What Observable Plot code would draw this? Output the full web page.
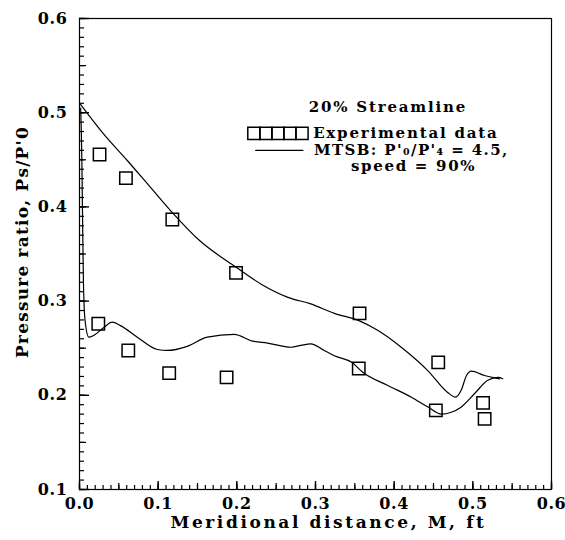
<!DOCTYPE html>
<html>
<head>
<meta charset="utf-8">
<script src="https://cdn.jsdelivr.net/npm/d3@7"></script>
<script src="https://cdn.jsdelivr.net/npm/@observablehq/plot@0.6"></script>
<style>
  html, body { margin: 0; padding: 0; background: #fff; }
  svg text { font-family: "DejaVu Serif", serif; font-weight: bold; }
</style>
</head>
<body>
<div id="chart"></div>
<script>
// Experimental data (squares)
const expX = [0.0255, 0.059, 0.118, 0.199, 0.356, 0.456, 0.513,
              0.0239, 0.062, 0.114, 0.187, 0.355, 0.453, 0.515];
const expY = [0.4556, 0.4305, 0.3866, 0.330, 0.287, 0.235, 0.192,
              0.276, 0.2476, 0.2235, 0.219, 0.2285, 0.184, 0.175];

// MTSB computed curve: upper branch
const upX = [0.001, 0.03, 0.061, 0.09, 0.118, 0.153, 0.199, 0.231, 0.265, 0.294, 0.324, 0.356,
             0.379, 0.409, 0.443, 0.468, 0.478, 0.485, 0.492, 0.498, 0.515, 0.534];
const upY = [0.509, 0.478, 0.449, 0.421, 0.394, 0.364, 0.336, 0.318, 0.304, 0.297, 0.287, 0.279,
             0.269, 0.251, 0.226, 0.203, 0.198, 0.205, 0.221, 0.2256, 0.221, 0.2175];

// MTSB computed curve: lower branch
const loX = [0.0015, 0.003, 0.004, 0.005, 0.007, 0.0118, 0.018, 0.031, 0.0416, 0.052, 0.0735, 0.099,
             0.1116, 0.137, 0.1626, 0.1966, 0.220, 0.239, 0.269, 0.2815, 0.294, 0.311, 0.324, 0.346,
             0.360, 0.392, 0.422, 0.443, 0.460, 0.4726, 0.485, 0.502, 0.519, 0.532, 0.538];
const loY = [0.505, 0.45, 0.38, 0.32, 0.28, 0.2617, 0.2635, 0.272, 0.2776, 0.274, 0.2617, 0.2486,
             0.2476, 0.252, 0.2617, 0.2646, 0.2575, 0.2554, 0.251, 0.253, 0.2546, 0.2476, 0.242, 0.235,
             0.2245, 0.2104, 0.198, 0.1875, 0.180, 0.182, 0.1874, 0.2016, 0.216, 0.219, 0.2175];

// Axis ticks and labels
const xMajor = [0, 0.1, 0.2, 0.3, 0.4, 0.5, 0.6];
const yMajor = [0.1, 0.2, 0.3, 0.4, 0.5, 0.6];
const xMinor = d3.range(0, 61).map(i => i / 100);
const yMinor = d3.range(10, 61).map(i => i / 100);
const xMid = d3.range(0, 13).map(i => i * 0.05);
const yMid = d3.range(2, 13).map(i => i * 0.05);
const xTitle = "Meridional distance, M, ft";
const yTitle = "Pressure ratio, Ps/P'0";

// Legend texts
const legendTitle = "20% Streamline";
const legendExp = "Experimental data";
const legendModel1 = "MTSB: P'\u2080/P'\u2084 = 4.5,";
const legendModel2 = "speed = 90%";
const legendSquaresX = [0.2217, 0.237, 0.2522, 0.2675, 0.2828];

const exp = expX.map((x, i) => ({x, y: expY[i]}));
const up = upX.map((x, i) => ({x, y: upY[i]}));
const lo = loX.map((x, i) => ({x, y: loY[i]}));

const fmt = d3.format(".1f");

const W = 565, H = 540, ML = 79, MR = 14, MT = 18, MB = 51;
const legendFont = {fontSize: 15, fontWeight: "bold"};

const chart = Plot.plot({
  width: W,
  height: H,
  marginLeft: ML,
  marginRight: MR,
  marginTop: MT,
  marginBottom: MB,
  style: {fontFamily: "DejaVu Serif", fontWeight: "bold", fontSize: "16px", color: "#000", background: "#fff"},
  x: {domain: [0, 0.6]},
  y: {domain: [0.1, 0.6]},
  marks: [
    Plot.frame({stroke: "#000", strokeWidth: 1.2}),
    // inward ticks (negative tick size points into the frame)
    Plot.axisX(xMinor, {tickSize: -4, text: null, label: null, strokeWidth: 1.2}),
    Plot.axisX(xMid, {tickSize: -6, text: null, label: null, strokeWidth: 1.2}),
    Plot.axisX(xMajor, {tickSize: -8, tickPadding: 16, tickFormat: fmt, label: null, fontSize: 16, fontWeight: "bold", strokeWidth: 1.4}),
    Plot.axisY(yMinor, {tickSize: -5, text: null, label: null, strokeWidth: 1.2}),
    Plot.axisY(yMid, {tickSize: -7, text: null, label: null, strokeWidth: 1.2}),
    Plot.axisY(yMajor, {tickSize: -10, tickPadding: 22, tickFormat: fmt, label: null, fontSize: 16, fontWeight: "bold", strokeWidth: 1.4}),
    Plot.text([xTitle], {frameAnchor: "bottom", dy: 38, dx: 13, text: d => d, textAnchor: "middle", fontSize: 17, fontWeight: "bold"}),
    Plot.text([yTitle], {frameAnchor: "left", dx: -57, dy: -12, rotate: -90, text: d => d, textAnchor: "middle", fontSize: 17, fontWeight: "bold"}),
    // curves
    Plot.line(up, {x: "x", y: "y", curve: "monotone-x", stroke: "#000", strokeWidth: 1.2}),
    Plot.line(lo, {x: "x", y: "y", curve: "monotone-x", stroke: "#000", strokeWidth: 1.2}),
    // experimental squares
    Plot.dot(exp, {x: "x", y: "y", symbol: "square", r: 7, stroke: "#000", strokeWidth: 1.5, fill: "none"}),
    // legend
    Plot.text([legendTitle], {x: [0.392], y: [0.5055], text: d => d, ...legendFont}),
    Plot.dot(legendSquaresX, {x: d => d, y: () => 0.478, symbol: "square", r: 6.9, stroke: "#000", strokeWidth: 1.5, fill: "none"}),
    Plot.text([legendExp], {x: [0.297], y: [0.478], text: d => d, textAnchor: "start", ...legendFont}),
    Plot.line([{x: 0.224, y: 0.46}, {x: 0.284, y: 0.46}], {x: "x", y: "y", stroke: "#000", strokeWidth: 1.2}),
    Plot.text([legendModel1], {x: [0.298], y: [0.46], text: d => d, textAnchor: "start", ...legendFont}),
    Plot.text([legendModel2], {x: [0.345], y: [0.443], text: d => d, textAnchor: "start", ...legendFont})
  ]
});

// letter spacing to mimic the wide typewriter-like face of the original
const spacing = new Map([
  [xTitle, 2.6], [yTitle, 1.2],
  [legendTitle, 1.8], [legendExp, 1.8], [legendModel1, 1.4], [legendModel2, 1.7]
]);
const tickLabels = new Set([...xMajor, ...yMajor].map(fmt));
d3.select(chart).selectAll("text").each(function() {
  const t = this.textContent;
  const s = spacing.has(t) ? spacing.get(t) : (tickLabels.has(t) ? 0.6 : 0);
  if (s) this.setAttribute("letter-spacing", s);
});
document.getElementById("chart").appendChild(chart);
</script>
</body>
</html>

-=-=-

Exercise brief:
Restate exactly, please, only the lines between the start of the data and the line containing "0.216, 0.219, 0.2175];", both ends included, skipping the pictures.

Response below:
What Observable Plot code would draw this? Output the full web page.
<!DOCTYPE html>
<html>
<head>
<meta charset="utf-8">
<script src="https://cdn.jsdelivr.net/npm/d3@7"></script>
<script src="https://cdn.jsdelivr.net/npm/@observablehq/plot@0.6"></script>
<style>
  html, body { margin: 0; padding: 0; background: #fff; }
  svg text { font-family: "DejaVu Serif", serif; font-weight: bold; }
</style>
</head>
<body>
<div id="chart"></div>
<script>
// Experimental data (squares)
const expX = [0.0255, 0.059, 0.118, 0.199, 0.356, 0.456, 0.513,
              0.0239, 0.062, 0.114, 0.187, 0.355, 0.453, 0.515];
const expY = [0.4556, 0.4305, 0.3866, 0.330, 0.287, 0.235, 0.192,
              0.276, 0.2476, 0.2235, 0.219, 0.2285, 0.184, 0.175];

// MTSB computed curve: upper branch
const upX = [0.001, 0.03, 0.061, 0.09, 0.118, 0.153, 0.199, 0.231, 0.265, 0.294, 0.324, 0.356,
             0.379, 0.409, 0.443, 0.468, 0.478, 0.485, 0.492, 0.498, 0.515, 0.534];
const upY = [0.509, 0.478, 0.449, 0.421, 0.394, 0.364, 0.336, 0.318, 0.304, 0.297, 0.287, 0.279,
             0.269, 0.251, 0.226, 0.203, 0.198, 0.205, 0.221, 0.2256, 0.221, 0.2175];

// MTSB computed curve: lower branch
const loX = [0.0015, 0.003, 0.004, 0.005, 0.007, 0.0118, 0.018, 0.031, 0.0416, 0.052, 0.0735, 0.099,
             0.1116, 0.137, 0.1626, 0.1966, 0.220, 0.239, 0.269, 0.2815, 0.294, 0.311, 0.324, 0.346,
             0.360, 0.392, 0.422, 0.443, 0.460, 0.4726, 0.485, 0.502, 0.519, 0.532, 0.538];
const loY = [0.505, 0.45, 0.38, 0.32, 0.28, 0.2617, 0.2635, 0.272, 0.2776, 0.274, 0.2617, 0.2486,
             0.2476, 0.252, 0.2617, 0.2646, 0.2575, 0.2554, 0.251, 0.253, 0.2546, 0.2476, 0.242, 0.235,
             0.2245, 0.2104, 0.198, 0.1875, 0.180, 0.182, 0.1874, 0.2016, 0.216, 0.219, 0.2175];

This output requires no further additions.